Françoise en partagera vingt ans durant la direction et mènera avec J.-J.S.-S. – et avec Pierre Mendès France – le combat anticolonialiste, en Indochine comme en Algérie. En 1963-1964, elle participera à la reconversion de l’hebdomadaire en newsmagazine sur le modèle du Time américain. Dans les années soixante-dix, L’Express emploiera plus de cinq cents personnes et tirera à plus de sept cent mille exemplaires.

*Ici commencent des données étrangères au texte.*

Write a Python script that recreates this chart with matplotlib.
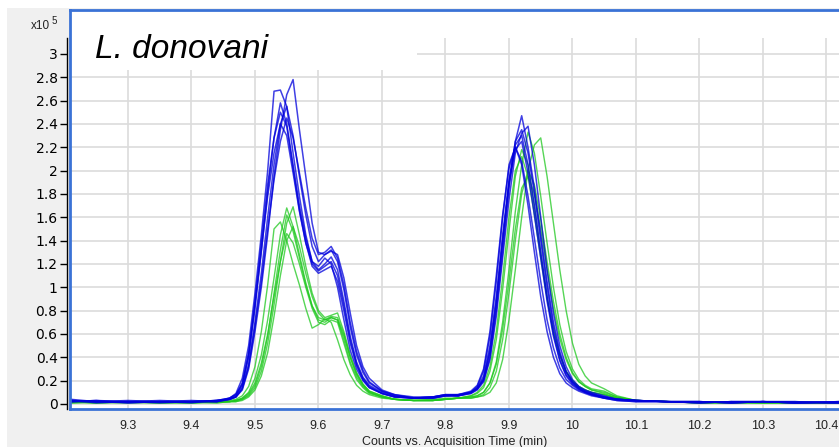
import matplotlib
matplotlib.use("Agg")
import matplotlib.pyplot as plt
from matplotlib.patches import Rectangle
from matplotlib.lines import Line2D

# ---------------- data ----------------
# acquisition time grid (min), split into segments
t_base = [9.21, 9.25, 9.30, 9.35, 9.40, 9.44]
t_peak1 = [9.46, 9.47, 9.48, 9.49, 9.50, 9.51, 9.52, 9.53, 9.54, 9.55, 9.56, 9.57,
           9.58, 9.59, 9.60, 9.61, 9.62, 9.63, 9.64, 9.65, 9.66, 9.67, 9.68]
t_valley = [9.70, 9.72, 9.75, 9.78, 9.80, 9.82]
t_peak2 = [9.84, 9.85, 9.86, 9.87, 9.88, 9.89, 9.90, 9.91, 9.92, 9.93, 9.94, 9.95,
           9.96, 9.97, 9.98, 9.99, 10.00, 10.01, 10.02, 10.03]
t_tail = [10.05, 10.07, 10.10, 10.15, 10.20, 10.25, 10.30, 10.35, 10.42]
time_min = t_base + t_peak1 + t_valley + t_peak2 + t_tail

# counts (x10^5), blue traces
blue_1 = ([0.04, 0.02, 0.01, 0.02, 0.02, 0.03]
          + [0.04, 0.06, 0.12, 0.30, 0.62, 1.00, 1.45, 1.95, 2.35, 2.65, 2.78, 2.35, 1.95, 1.55, 1.30, 1.28, 1.31, 1.28, 1.08, 0.78, 0.50, 0.32, 0.22]
          + [0.12, 0.08, 0.06, 0.06, 0.08, 0.08]
          + [0.10, 0.13, 0.20, 0.40, 0.80, 1.30, 1.85, 2.25, 2.47, 2.20, 1.85, 1.45, 1.05, 0.70, 0.45, 0.28, 0.19, 0.14, 0.11, 0.09]
          + [0.06, 0.04, 0.03, 0.02, 0.02, 0.01, 0.02, 0.02, 0.01])
blue_2 = ([0.03, 0.02, 0.02, 0.01, 0.02, 0.03]
          + [0.05, 0.09, 0.22, 0.50, 0.95, 1.45, 2.00, 2.68, 2.69, 2.55, 2.15, 1.78, 1.45, 1.22, 1.18, 1.25, 1.20, 1.00, 0.72, 0.46, 0.30, 0.20, 0.14]
          + [0.09, 0.06, 0.05, 0.05, 0.07, 0.07]
          + [0.10, 0.15, 0.28, 0.58, 1.05, 1.60, 2.05, 2.20, 2.05, 1.70, 1.30, 0.92, 0.62, 0.40, 0.26, 0.18, 0.14, 0.11, 0.09, 0.07]
          + [0.05, 0.04, 0.03, 0.02, 0.01, 0.02, 0.02, 0.01, 0.02])
blue_3 = ([0.02, 0.03, 0.01, 0.02, 0.03, 0.02]
          + [0.04, 0.07, 0.16, 0.40, 0.82, 1.30, 1.82, 2.28, 2.58, 2.40, 2.05, 1.70, 1.42, 1.22, 1.15, 1.20, 1.26, 1.15, 0.88, 0.58, 0.36, 0.23, 0.16]
          + [0.10, 0.07, 0.05, 0.06, 0.08, 0.07]
          + [0.09, 0.12, 0.19, 0.38, 0.75, 1.25, 1.75, 2.15, 2.32, 2.38, 2.05, 1.60, 1.15, 0.78, 0.50, 0.32, 0.21, 0.15, 0.12, 0.10]
          + [0.07, 0.04, 0.03, 0.02, 0.02, 0.01, 0.02, 0.01, 0.01])
blue_4 = ([0.03, 0.02, 0.02, 0.02, 0.01, 0.03]
          + [0.04, 0.06, 0.14, 0.34, 0.70, 1.12, 1.60, 2.05, 2.40, 2.55, 2.30, 1.95, 1.62, 1.35, 1.22, 1.28, 1.32, 1.22, 0.98, 0.66, 0.42, 0.27, 0.18]
          + [0.11, 0.07, 0.05, 0.06, 0.07, 0.08]
          + [0.11, 0.16, 0.30, 0.62, 1.10, 1.62, 2.02, 2.20, 2.08, 1.78, 1.42, 1.05, 0.72, 0.48, 0.31, 0.21, 0.16, 0.12, 0.10, 0.08]
          + [0.06, 0.04, 0.03, 0.02, 0.01, 0.02, 0.02, 0.01, 0.02])
blue_5 = ([0.02, 0.02, 0.03, 0.02, 0.02, 0.02]
          + [0.05, 0.08, 0.18, 0.44, 0.88, 1.38, 1.88, 2.28, 2.50, 2.38, 2.02, 1.66, 1.38, 1.20, 1.14, 1.18, 1.22, 1.10, 0.84, 0.55, 0.34, 0.22, 0.15]
          + [0.09, 0.06, 0.05, 0.05, 0.07, 0.07]
          + [0.10, 0.14, 0.24, 0.50, 0.92, 1.45, 1.92, 2.22, 2.30, 2.05, 1.70, 1.30, 0.92, 0.60, 0.38, 0.25, 0.18, 0.13, 0.10, 0.08]
          + [0.05, 0.03, 0.02, 0.02, 0.02, 0.01, 0.02, 0.01, 0.02])
blue_6 = ([0.03, 0.01, 0.02, 0.03, 0.02, 0.02]
          + [0.04, 0.06, 0.13, 0.32, 0.66, 1.05, 1.50, 1.92, 2.25, 2.45, 2.28, 1.98, 1.68, 1.42, 1.28, 1.30, 1.35, 1.25, 1.02, 0.70, 0.45, 0.29, 0.19]
          + [0.11, 0.08, 0.05, 0.06, 0.08, 0.08]
          + [0.10, 0.13, 0.21, 0.44, 0.85, 1.38, 1.90, 2.25, 2.35, 2.15, 1.80, 1.40, 1.00, 0.66, 0.42, 0.27, 0.19, 0.14, 0.11, 0.09]
          + [0.06, 0.04, 0.03, 0.02, 0.02, 0.01, 0.02, 0.02, 0.01])
blue_7 = ([0.02, 0.03, 0.02, 0.02, 0.02, 0.03]
          + [0.05, 0.08, 0.17, 0.42, 0.85, 1.32, 1.78, 2.15, 2.40, 2.30, 1.98, 1.65, 1.38, 1.18, 1.12, 1.15, 1.18, 1.05, 0.80, 0.52, 0.33, 0.21, 0.14]
          + [0.09, 0.06, 0.05, 0.05, 0.07, 0.07]
          + [0.09, 0.13, 0.22, 0.46, 0.88, 1.40, 1.88, 2.18, 2.25, 1.98, 1.62, 1.25, 0.88, 0.58, 0.37, 0.24, 0.17, 0.13, 0.10, 0.08]
          + [0.05, 0.03, 0.02, 0.02, 0.01, 0.02, 0.02, 0.01, 0.01])

# counts (x10^5), green traces
green_1 = ([0.02, 0.01, 0.01, 0.02, 0.01, 0.02]
           + [0.02, 0.03, 0.04, 0.07, 0.14, 0.28, 0.52, 0.85, 1.22, 1.55, 1.69, 1.45, 1.18, 0.95, 0.80, 0.74, 0.76, 0.78, 0.62, 0.42, 0.27, 0.17, 0.11]
           + [0.07, 0.04, 0.03, 0.03, 0.04, 0.05]
           + [0.05, 0.06, 0.07, 0.10, 0.18, 0.38, 0.72, 1.15, 1.60, 2.00, 2.22, 2.28, 1.95, 1.55, 1.15, 0.80, 0.52, 0.34, 0.24, 0.18]
           + [0.13, 0.07, 0.03, 0.02, 0.01, 0.01, 0.01, 0.01, 0.01])
green_2 = ([0.01, 0.02, 0.01, 0.01, 0.02, 0.02]
           + [0.02, 0.03, 0.05, 0.10, 0.22, 0.42, 0.72, 1.08, 1.45, 1.68, 1.52, 1.28, 1.04, 0.84, 0.72, 0.70, 0.74, 0.72, 0.55, 0.36, 0.23, 0.15, 0.10]
           + [0.06, 0.04, 0.03, 0.04, 0.05, 0.05]
           + [0.06, 0.07, 0.10, 0.18, 0.36, 0.70, 1.15, 1.65, 2.05, 2.33, 2.15, 1.78, 1.38, 1.00, 0.68, 0.45, 0.30, 0.21, 0.16, 0.13]
           + [0.11, 0.06, 0.03, 0.02, 0.02, 0.01, 0.01, 0.02, 0.01])
green_3 = ([0.02, 0.01, 0.02, 0.01, 0.01, 0.02]
           + [0.03, 0.04, 0.07, 0.15, 0.32, 0.62, 1.02, 1.50, 1.56, 1.40, 1.20, 1.02, 0.82, 0.65, 0.68, 0.73, 0.70, 0.55, 0.38, 0.25, 0.16, 0.11, 0.08]
           + [0.05, 0.04, 0.03, 0.03, 0.04, 0.05]
           + [0.07, 0.09, 0.14, 0.28, 0.55, 0.98, 1.48, 1.95, 2.18, 2.05, 1.70, 1.30, 0.92, 0.62, 0.42, 0.28, 0.20, 0.15, 0.12, 0.10]
           + [0.08, 0.05, 0.03, 0.02, 0.01, 0.02, 0.01, 0.01, 0.01])
green_4 = ([0.01, 0.02, 0.02, 0.01, 0.01, 0.02]
           + [0.02, 0.03, 0.05, 0.09, 0.18, 0.35, 0.60, 0.92, 1.22, 1.46, 1.38, 1.20, 1.00, 0.82, 0.70, 0.68, 0.72, 0.70, 0.52, 0.34, 0.21, 0.14, 0.09]
           + [0.06, 0.04, 0.03, 0.03, 0.04, 0.05]
           + [0.07, 0.10, 0.16, 0.32, 0.62, 1.08, 1.60, 2.00, 2.12, 1.95, 1.62, 1.25, 0.90, 0.62, 0.42, 0.28, 0.20, 0.15, 0.12, 0.10]
           + [0.08, 0.05, 0.03, 0.02, 0.01, 0.01, 0.02, 0.01, 0.01])
green_5 = ([0.02, 0.01, 0.02, 0.02, 0.01, 0.01]
           + [0.02, 0.02, 0.04, 0.08, 0.16, 0.32, 0.58, 0.95, 1.32, 1.62, 1.48, 1.25, 1.02, 0.84, 0.74, 0.72, 0.75, 0.74, 0.60, 0.40, 0.25, 0.16, 0.10]
           + [0.06, 0.04, 0.03, 0.03, 0.04, 0.05]
           + [0.05, 0.06, 0.08, 0.14, 0.28, 0.55, 0.95, 1.40, 1.80, 2.00, 1.88, 1.58, 1.22, 0.88, 0.60, 0.40, 0.27, 0.19, 0.15, 0.12]
           + [0.09, 0.05, 0.03, 0.02, 0.01, 0.01, 0.01, 0.01, 0.01])
green_6 = ([0.01, 0.01, 0.02, 0.01, 0.02, 0.01]
           + [0.02, 0.02, 0.03, 0.06, 0.12, 0.24, 0.44, 0.75, 1.10, 1.40, 1.52, 1.35, 1.12, 0.92, 0.78, 0.72, 0.74, 0.72, 0.58, 0.40, 0.26, 0.17, 0.11]
           + [0.07, 0.04, 0.03, 0.03, 0.04, 0.05]
           + [0.06, 0.07, 0.10, 0.18, 0.34, 0.64, 1.05, 1.50, 1.85, 1.95, 1.80, 1.50, 1.15, 0.82, 0.56, 0.38, 0.26, 0.19, 0.15, 0.12]
           + [0.10, 0.06, 0.03, 0.02, 0.01, 0.02, 0.01, 0.01, 0.01])

blue_traces = [blue_1, blue_2, blue_3, blue_4, blue_5, blue_6, blue_7]
green_traces = [green_1, green_2, green_3, green_4, green_5, green_6]

y_ticks = [0, 0.2, 0.4, 0.6, 0.8, 1, 1.2, 1.4, 1.6, 1.8, 2, 2.2, 2.4, 2.6, 2.8, 3]
x_ticks = [9.3, 9.4, 9.5, 9.6, 9.7, 9.8, 9.9, 10.0, 10.1, 10.2, 10.3, 10.4]
x_tick_labels = ["9.3", "9.4", "9.5", "9.6", "9.7", "9.8", "9.9", "10", "10.1", "10.2", "10.3", "10.4"]
title_text = "L. donovani"
x_label = "Counts vs. Acquisition Time (min)"
y_scale_text = "x10"
y_scale_exp = "5"

# ---------------- figure ----------------
W, H = 839, 447
fig = plt.figure(figsize=(W / 100, H / 100), dpi=100)
fig.patch.set_facecolor("white")
bg = Rectangle((7 / W, 0), 1, (H - 8) / H, transform=fig.transFigure,
               facecolor="#f0f0f0", edgecolor="none", zorder=-10)
fig.patches.append(bg)

ax = fig.add_axes([70 / W, 1 - 409 / H, (W - 70) / W, (409 - 10) / H])
ax.set_zorder(1)
ax.set_facecolor("white")
x0, x1 = 9.2087, 10.4197
y0, y1 = -0.043, 3.376
ax.set_xlim(x0, x1)
ax.set_ylim(y0, y1)

ax.set_axisbelow(True)
ax.grid(True, color="#dcdcdc", linewidth=1.2)
# blank areas (top band and title box)
ax.add_patch(Rectangle((x0, 3.136), x1 - x0, y1 - 3.136, facecolor="white",
                       edgecolor="none", zorder=1))
ax.add_patch(Rectangle((x0, 2.86), 9.755 - x0, y1 - 2.86, facecolor="white",
                       edgecolor="none", zorder=1))

for ys in green_traces:
    ax.plot(time_min, ys, color="#1ec81e", linewidth=1.0, alpha=0.75, zorder=2)
for ys in blue_traces:
    ax.plot(time_min, ys, color="#0000dc", linewidth=1.1, alpha=0.75, zorder=3)

tick_font = dict(family="Liberation Sans", size=9)
ax.set_yticks(y_ticks)
ax.set_yticklabels([("%g" % v) for v in y_ticks], fontdict=tick_font, color="#222222")
ax.set_xticks(x_ticks)
ax.set_xticklabels(x_tick_labels, fontdict=tick_font, color="#222222")
ax.tick_params(axis="x", length=0, pad=8)
ax.tick_params(axis="y", length=5, width=1, color="black", pad=2)

for s in ("top", "bottom"):
    ax.spines[s].set_color("#3a72d6")
    ax.spines[s].set_linewidth(2)
ax.spines["right"].set_visible(False)
ax.spines["left"].set_color("black")
ax.spines["left"].set_linewidth(1)
ax.spines["left"].set_position(("outward", 2))
ax.spines["left"].set_bounds(y0, 3.136)
ax.add_line(Line2D([0, 0], [0, 1], transform=ax.transAxes, color="#3a72d6",
                   linewidth=2, clip_on=False, zorder=5))

ax.set_xlabel(x_label, fontdict=dict(family="Liberation Sans", size=9), color="#222222",
              labelpad=3)

fig.text(50 / W, 1 - 26 / H, y_scale_text, ha="right", va="center",
         family="Liberation Sans", size=8.5, color="#222222", zorder=5)
fig.text(52 / W, 1 - 21 / H, y_scale_exp, ha="left", va="center",
         family="Liberation Sans", size=7, color="#222222", zorder=5)
fig.text(95 / W, 1 - 58 / H, title_text, ha="left", va="baseline",
         family="Liberation Sans", style="italic", size=24, color="black", zorder=5)

fig.savefig("out.png", dpi=100)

Dans un journal, Françoise savait tout faire : écrire, bien sûr, mais aussi faire écrire les autres, réécrire (très souvent), lancer les enquêtes, concevoir les rubriques, choisir les photos, faire les titres, les légendes, piloter la maquette… Et même, quand il le fallait pour sortir le journal, surmonter les drames de sa vie personnelle.
Françoise accompagna également Jean-Jacques dans sa vie politique, jusqu’à la vice-présidence du Parti radical. Avant de faire, seule, un bout de chemin. Elle qui était depuis longtemps amie de François Mitterrand et avait voté pour lui à la présidentielle de 1974 accepta la proposition de Valéry Giscard d’Estaing de diriger un secrétariat d’État à la Condition féminine. Elle y fit adopter cent mesures pour les femmes « qui ont pratiquement toutes été retenues par les différents ministères concernés et appliquées… sauf pour l’égalité des salaires, ce qui est gravissime ». Pour beaucoup de femmes, elle fut cependant, avec Simone de Beauvoir et Simone Veil, l’axe du Bien.
En 1977, elle se lassa de « la comédie du pouvoir ». « De toutes mes vies, écrivit-elle, celle que je préfère, c’est le journalisme. » Après la machine à écrire, elle reprit donc… l’ordinateur. Et livra quelques-uns de ses secrets dans Profession journaliste. Quelques-uns seulement.